**Required task**. Return all of the data exactly as written, without the pictures.
..............................
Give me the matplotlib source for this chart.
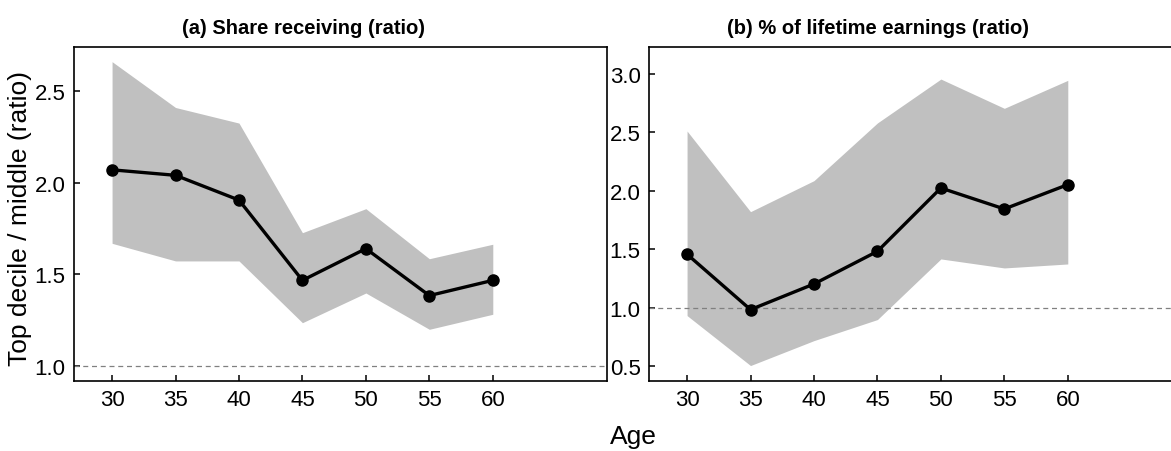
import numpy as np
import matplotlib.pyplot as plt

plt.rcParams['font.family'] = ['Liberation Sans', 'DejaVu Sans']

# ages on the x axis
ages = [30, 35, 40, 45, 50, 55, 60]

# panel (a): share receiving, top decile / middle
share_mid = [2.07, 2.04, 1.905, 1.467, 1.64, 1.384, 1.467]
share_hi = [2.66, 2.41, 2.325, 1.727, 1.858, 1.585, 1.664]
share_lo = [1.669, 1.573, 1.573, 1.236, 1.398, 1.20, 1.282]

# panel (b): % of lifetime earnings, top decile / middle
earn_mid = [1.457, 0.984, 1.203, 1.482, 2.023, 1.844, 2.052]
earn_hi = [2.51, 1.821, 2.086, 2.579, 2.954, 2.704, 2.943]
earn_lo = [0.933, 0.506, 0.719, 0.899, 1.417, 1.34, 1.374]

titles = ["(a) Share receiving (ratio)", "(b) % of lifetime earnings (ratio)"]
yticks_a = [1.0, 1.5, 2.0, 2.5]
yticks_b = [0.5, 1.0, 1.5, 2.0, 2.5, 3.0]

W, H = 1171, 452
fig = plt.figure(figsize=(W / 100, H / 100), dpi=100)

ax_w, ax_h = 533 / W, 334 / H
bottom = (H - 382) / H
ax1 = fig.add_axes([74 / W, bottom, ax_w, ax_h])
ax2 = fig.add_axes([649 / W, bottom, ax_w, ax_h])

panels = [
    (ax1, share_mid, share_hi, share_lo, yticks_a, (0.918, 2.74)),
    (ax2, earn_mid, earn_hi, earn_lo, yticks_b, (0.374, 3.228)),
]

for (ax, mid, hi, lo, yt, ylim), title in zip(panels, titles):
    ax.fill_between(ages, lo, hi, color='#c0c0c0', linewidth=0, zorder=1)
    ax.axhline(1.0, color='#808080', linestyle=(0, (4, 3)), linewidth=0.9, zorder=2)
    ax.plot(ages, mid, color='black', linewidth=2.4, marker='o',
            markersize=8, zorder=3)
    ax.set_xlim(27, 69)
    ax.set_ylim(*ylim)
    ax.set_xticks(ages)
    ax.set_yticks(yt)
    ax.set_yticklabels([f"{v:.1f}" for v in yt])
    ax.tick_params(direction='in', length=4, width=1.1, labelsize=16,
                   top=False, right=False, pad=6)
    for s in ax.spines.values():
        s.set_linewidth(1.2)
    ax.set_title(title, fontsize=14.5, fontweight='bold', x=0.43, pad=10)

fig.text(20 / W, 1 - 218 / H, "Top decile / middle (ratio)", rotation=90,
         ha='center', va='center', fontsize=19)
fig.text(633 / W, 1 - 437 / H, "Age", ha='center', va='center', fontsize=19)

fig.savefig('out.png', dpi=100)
..............................
**Written answer**.
Give me the matplotlib source for this chart.
import numpy as np
import matplotlib.pyplot as plt

plt.rcParams['font.family'] = ['Liberation Sans', 'DejaVu Sans']

# ages on the x axis
ages = [30, 35, 40, 45, 50, 55, 60]

# panel (a): share receiving, top decile / middle
share_mid = [2.07, 2.04, 1.905, 1.467, 1.64, 1.384, 1.467]
share_hi = [2.66, 2.41, 2.325, 1.727, 1.858, 1.585, 1.664]
share_lo = [1.669, 1.573, 1.573, 1.236, 1.398, 1.20, 1.282]

# panel (b): % of lifetime earnings, top decile / middle
earn_mid = [1.457, 0.984, 1.203, 1.482, 2.023, 1.844, 2.052]
earn_hi = [2.51, 1.821, 2.086, 2.579, 2.954, 2.704, 2.943]
earn_lo = [0.933, 0.506, 0.719, 0.899, 1.417, 1.34, 1.374]

titles = ["(a) Share receiving (ratio)", "(b) % of lifetime earnings (ratio)"]
yticks_a = [1.0, 1.5, 2.0, 2.5]
yticks_b = [0.5, 1.0, 1.5, 2.0, 2.5, 3.0]

W, H = 1171, 452
fig = plt.figure(figsize=(W / 100, H / 100), dpi=100)

ax_w, ax_h = 533 / W, 334 / H
bottom = (H - 382) / H
ax1 = fig.add_axes([74 / W, bottom, ax_w, ax_h])
ax2 = fig.add_axes([649 / W, bottom, ax_w, ax_h])

panels = [
    (ax1, share_mid, share_hi, share_lo, yticks_a, (0.918, 2.74)),
    (ax2, earn_mid, earn_hi, earn_lo, yticks_b, (0.374, 3.228)),
]

for (ax, mid, hi, lo, yt, ylim), title in zip(panels, titles):
    ax.fill_between(ages, lo, hi, color='#c0c0c0', linewidth=0, zorder=1)
    ax.axhline(1.0, color='#808080', linestyle=(0, (4, 3)), linewidth=0.9, zorder=2)
    ax.plot(ages, mid, color='black', linewidth=2.4, marker='o',
            markersize=8, zorder=3)
    ax.set_xlim(27, 69)
    ax.set_ylim(*ylim)
    ax.set_xticks(ages)
    ax.set_yticks(yt)
    ax.set_yticklabels([f"{v:.1f}" for v in yt])
    ax.tick_params(direction='in', length=4, width=1.1, labelsize=16,
                   top=False, right=False, pad=6)
    for s in ax.spines.values():
        s.set_linewidth(1.2)
    ax.set_title(title, fontsize=14.5, fontweight='bold', x=0.43, pad=10)

fig.text(20 / W, 1 - 218 / H, "Top decile / middle (ratio)", rotation=90,
         ha='center', va='center', fontsize=19)
fig.text(633 / W, 1 - 437 / H, "Age", ha='center', va='center', fontsize=19)

fig.savefig('out.png', dpi=100)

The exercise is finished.